KIEFER. The German artist Anselm
Kiefer (born 1945) is the direct heir to Northern Expressionism, but rather
than investigating personal moods he confronts moral issues posed by Nazism that
have been evaded by other post-war artists in his country. By exploring from a
modern perspective the major themes of German Romanticism, he has attempted
to reweave the threads broken by history. That tradition, which began as a
noble ideal based on a similar longing for the mythical past, ended as a
perversion at the hands of Hitler and his followers because it lent itself
readily to abuse.
To the Unknown Painter is a powerful
statement of the human and cultural catastrophe presented by World War II.

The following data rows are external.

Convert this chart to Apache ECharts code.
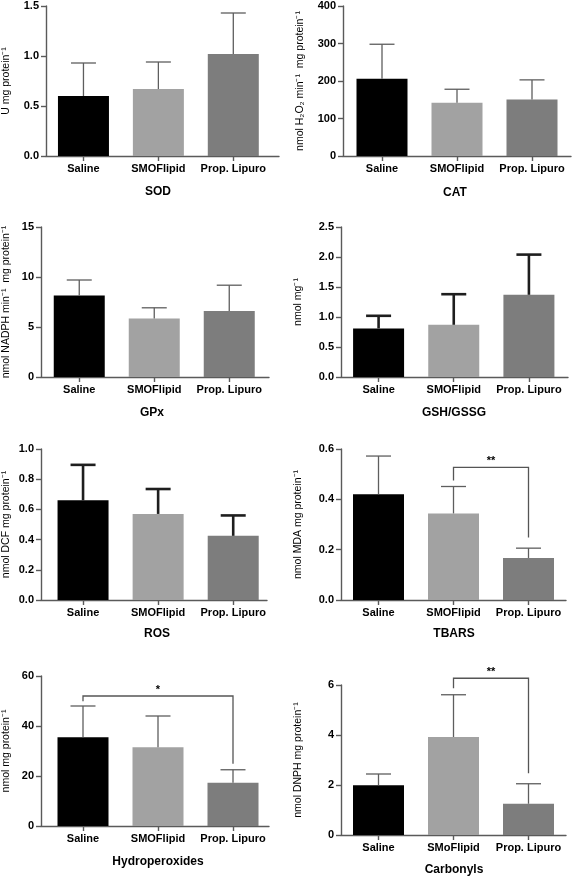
<!DOCTYPE html>
<html><head><meta charset="utf-8">
<script src="https://cdn.jsdelivr.net/npm/echarts@6/dist/echarts.min.js"></script>
<style>html,body{margin:0;padding:0;background:#fff}#c{width:572px;height:879px}</style>
</head><body><div id="c"></div><script>
// ---------- data ----------
const categories = ['Saline', 'SMOFlipid', 'Prop. Lipuro'];
const categoriesCarbonyls = ['Saline', 'SMoFlipid', 'Prop. Lipuro'];
const panelTitles = ['SOD', 'CAT', 'GPx', 'GSH/GSSG', 'ROS', 'TBARS', 'Hydroperoxides', 'Carbonyls'];
const yNames = ['U mg protein⁻¹', 'nmol H₂O₂ min⁻¹  mg protein⁻¹', 'nmol NADPH min⁻¹  mg protein⁻¹', 'nmol mg⁻¹',
  'nmol DCF mg protein⁻¹', 'nmol MDA mg protein⁻¹', 'nmol mg protein⁻¹', 'nmol DNPH mg protein⁻¹'];
const yMax = [1.5, 400, 15, 2.5, 1.0, 0.6, 60, 6];
const yStep = [0.5, 100, 5, 0.5, 0.2, 0.2, 20, 2];
const yDecimals = [1, 0, 0, 1, 1, 1, 0, 0];

const sodMean = [0.60, 0.67, 1.02];       const sodSD = [0.33, 0.27, 0.41];
const catMean = [206, 142, 151];          const catSD = [92, 36, 52];
const gpxMean = [8.15, 5.85, 6.6];        const gpxSD = [1.55, 1.07, 2.58];
const gshMean = [0.81, 0.87, 1.37];       const gshSD = [0.21, 0.51, 0.67];
const rosMean = [0.66, 0.57, 0.425];      const rosSD = [0.235, 0.165, 0.135];
const tbarsMean = [0.42, 0.344, 0.167];   const tbarsSD = [0.152, 0.107, 0.039];
const hydroMean = [35.5, 31.5, 17.3];     const hydroSD = [12.5, 12.5, 5.2];
const carbMean = [1.99, 3.92, 1.25];      const carbSD = [0.45, 1.69, 0.80];

// significance brackets: [fromCategory, toCategory, topValue, leftEndValue, rightEndValue]
const tbarsBracket = [2, 3, 0.527, 0.475, 0.248];     const tbarsStars = '**';
const hydroBracket = [1, 3, 52, 49.9, 24.9];          const hydroStars = '*';
const carbBracket = [2, 3, 6.27, 5.87, 2.47];         const carbStars = '**';

// ---------- styling / layout ----------
const barColors = ['#000000', '#a2a2a2', '#7d7d7d'];
const FONT = "'Liberation Sans', Arial, sans-serif";
const panels = [
  { mean: sodMean, sd: sodSD, cats: categories, left: 46, top: 6, width: 233, height: 150, xmin: 0.5, xmax: 3.61, gap: 34, eb: 'thin', tx: 158, ty: 192 },
  { mean: catMean, sd: catSD, cats: categories, left: 343, top: 6, width: 228, height: 150, xmin: 0.48, xmax: 3.52, gap: 37, eb: 'thin', tx: 455, ty: 193 },
  { mean: gpxMean, sd: gpxSD, cats: categories, left: 41, top: 227, width: 228, height: 150, xmin: 0.49, xmax: 3.53, gap: 29, eb: 'thin', tx: 152, ty: 413 },
  { mean: gshMean, sd: gshSD, cats: categories, left: 341, top: 227, width: 227, height: 150, xmin: 0.5, xmax: 3.52, gap: 37, eb: 'thick', tx: 454, ty: 413 },
  { mean: rosMean, sd: rosSD, cats: categories, left: 41, top: 449, width: 226, height: 151, xmin: 0.44, xmax: 3.45, gap: 29, eb: 'thick', tx: 157, ty: 634 },
  { mean: tbarsMean, sd: tbarsSD, cats: categories, left: 341, top: 449, width: 225, height: 151, xmin: 0.5, xmax: 3.5, gap: 37, eb: 'thin', tx: 454, ty: 634, bracket: tbarsBracket, stars: tbarsStars },
  { mean: hydroMean, sd: hydroSD, cats: categories, left: 41, top: 676, width: 228, height: 150, xmin: 0.44, xmax: 3.48, gap: 29, eb: 'thin', tx: 158, ty: 862, bracket: hydroBracket, stars: hydroStars },
  { mean: carbMean, sd: carbSD, cats: categoriesCarbonyls, left: 341, top: 685, width: 225, height: 150, xmin: 0.5, xmax: 3.5, gap: 37, eb: 'thin', tx: 454, ty: 870, bracket: carbBracket, stars: carbStars }
];

const AXIS_COLOR = '#5a5a5a';
const grids = [], xAxes = [], yAxes = [], series = [], graphics = [];

panels.forEach((p, i) => {
  grids.push({ left: p.left, top: p.top, width: p.width, height: p.height, containLabel: false });
  const cats = p.cats;
  xAxes.push({
    type: 'value', gridIndex: i, min: p.xmin, max: p.xmax,
    axisLine: { show: true, onZero: false, lineStyle: { color: AXIS_COLOR, width: 1.4 } },
    axisTick: { show: true, customValues: [1, 2, 3], length: 5, lineStyle: { color: AXIS_COLOR, width: 1.4 } },
    axisLabel: { customValues: [1, 2, 3], formatter: v => cats[Math.round(v) - 1] || '', margin: 7,
      color: '#000', fontFamily: FONT, fontWeight: 'bold', fontSize: 11 },
    splitLine: { show: false }
  });
  yAxes.push({
    type: 'value', gridIndex: i, min: 0, max: yMax[i], interval: yStep[i],
    name: yNames[i], nameLocation: 'middle', nameGap: p.gap, nameRotate: 90,
    nameTextStyle: { color: '#000', fontFamily: FONT, fontSize: 10.5 },
    axisLine: { show: true, lineStyle: { color: AXIS_COLOR, width: 1.4 } },
    axisTick: { show: true, length: 5, lineStyle: { color: AXIS_COLOR, width: 1.4 } },
    axisLabel: { margin: 7, color: '#000', fontFamily: FONT, fontWeight: 'bold', fontSize: 11,
      formatter: v => v.toFixed(yDecimals[i]) },
    splitLine: { show: false }
  });
  series.push({
    type: 'bar', xAxisIndex: i, yAxisIndex: i, barWidth: 51, silent: true,
    data: p.mean.map((v, k) => ({ value: [k + 1, v], itemStyle: { color: barColors[k] } }))
  });
  const ebW = p.eb === 'thick' ? 2.6 : 1.3;
  const ebC = p.eb === 'thick' ? '#1e1e1e' : '#5e5e5e';
  series.push({
    type: 'custom', xAxisIndex: i, yAxisIndex: i, silent: true, z: 3,
    encode: { x: 0, y: [1, 2] },
    data: p.mean.map((v, k) => [k + 1, v, p.sd[k]]),
    renderItem: (params, api) => {
      const x = api.value(0), m = api.value(1), s = api.value(2);
      const lo = api.coord([x, m]);
      const hi = api.coord([x, m + s]);
      return { type: 'group', children: [
        { type: 'line', shape: { x1: lo[0], y1: lo[1], x2: hi[0], y2: hi[1] }, style: { stroke: ebC, lineWidth: ebW } },
        { type: 'line', shape: { x1: hi[0] - 12.5, y1: hi[1], x2: hi[0] + 12.5, y2: hi[1] }, style: { stroke: ebC, lineWidth: ebW } }
      ] };
    }
  });
  if (p.bracket) {
    const stars = p.stars;
    series.push({
      type: 'custom', xAxisIndex: i, yAxisIndex: i, silent: true, z: 4, clip: false,
      encode: { x: [0, 1], y: [2, 3, 4] },
      data: [p.bracket],
      renderItem: (params, api) => {
        const a = api.value(0), b = api.value(1), top = api.value(2), le = api.value(3), re = api.value(4);
        const pTL = api.coord([a, top]), pTR = api.coord([b, top]);
        const pL = api.coord([a, le]), pR = api.coord([b, re]);
        return { type: 'group', children: [
          { type: 'polyline', shape: { points: [pL, pTL, pTR, pR] }, style: { stroke: '#555', lineWidth: 1.3, fill: null } },
          { type: 'text', x: (pTL[0] + pTR[0]) / 2, y: pTL[1] - 1,
            style: { text: stars, fill: '#000', font: 'bold 11px ' + FONT, align: 'center', verticalAlign: 'bottom' } }
        ] };
      }
    });
  }
  graphics.push({ type: 'text', x: p.tx, y: p.ty,
    style: { text: panelTitles[i], fill: '#000', font: 'bold 12px ' + FONT, align: 'center', verticalAlign: 'middle' } });
});

const chart = echarts.init(document.getElementById('c'), null, { renderer: 'canvas' });
chart.setOption({
  animation: false,
  backgroundColor: '#fff',
  grid: grids, xAxis: xAxes, yAxis: yAxes, series: series, graphic: graphics
});
</script></body></html>
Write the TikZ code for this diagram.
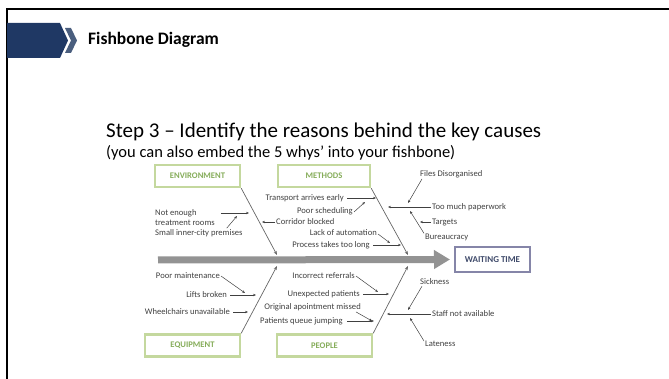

Conceptually as well as compositionally it was inspired by the paintings of
Caspar David Friedrich, of which it is a worthy successor. To express the
tragic proportions of the Holocaust, Kiefer works on an appropriately epic
scale. Painted in jagged strokes of predominantly earth and black tones, the
charred landscape is made tangible by the inclusion of pieces of straw. Amid
this destruction stands a sombre ruin: it is shown in woodcut to proclaim
Kiefer's allegiance to the German Renaissance and to Expressionism. Recalling
the tombs and temples of ancient civilizations, the fortresslike structure is
a suitable monument for heroes. But instead of being dedicated to soldiers who
died in combat, it is a memorial to the painters whose art was equally a casualty
of Fascism.
ROTHENBERG. Neo~Expressionism has
found its most gifted American representative in Susan Rothenberg (born 1945).
In the mid-1970s the contours of the horse seen in profile provided a thematic
focus and personal emblem for her highly formal paintings, but toward the end
of the decade she turned to more emotive subjects. The sheer beauty of the
surface in Mondrian belies the intensity of her vision. The 'figure
emerges from the welter of feathery brushstrokes like an apparition from a nightmare.
The face, which bears Mondrian's unmistakable features, conjures up a vision of
madness. We have seen its like before in Bacon's Head Surrounded by Sides of
Beef. The picture, then, announces Rothenberg's allegiance to Expressionism
and constitutes a highly charged commentary on Mondrian, whose rigorous
discipline is so antithetical to her painterly freedom.
MURRAY. Neo-Expressionism has a
counterpart in Neo-Abstraction, which has yielded less impressive results thus
far. The greatest success in the Neo-Abstractionist vein has been achieved by
those artists seeking to infuse their formal concerns with the personal
meaning of Neo- Expressionism. Elizabeth Murray (born 1940) has emerged since
1980 as the leader of this crossover style in America. More Than You Know makes
a fascinating comparison with Audrey Flack's Queen, for both are
replete with autobiographical references. While it is at once simpler and more
abstract than Flack's, Murray's composition seems about to fl y apart under the
pressure of barely contained emotions. The table will remind us of the one in
Picasso's Three Musicians, a painting she has referred to in other works
from the same time. The contradiction between the flattened collage
perspective of the table and chair and the allusions to the distorted
three-dimensionality of the surrounding room establishes a disquieting
pictorial space. The more we look at the painting, the more we begin to realize
how eerie it is. Indeed, it seems to radiate an almost unbearable tension. The
table threatens to turn into a figure surmounted by a skull-like head that
moves with the explosive force seen in Picasso's Three Dancers. What
was Murray thinking of? She has said that the room reminds her of the place
where she sat with her ill mother. At the same time, the demonic face was
inspired by Munch's The Scream, while the sheet of paper recalls
Vermeer's paintings of women reading letters, which to her express a
combination of serenity and anxiety.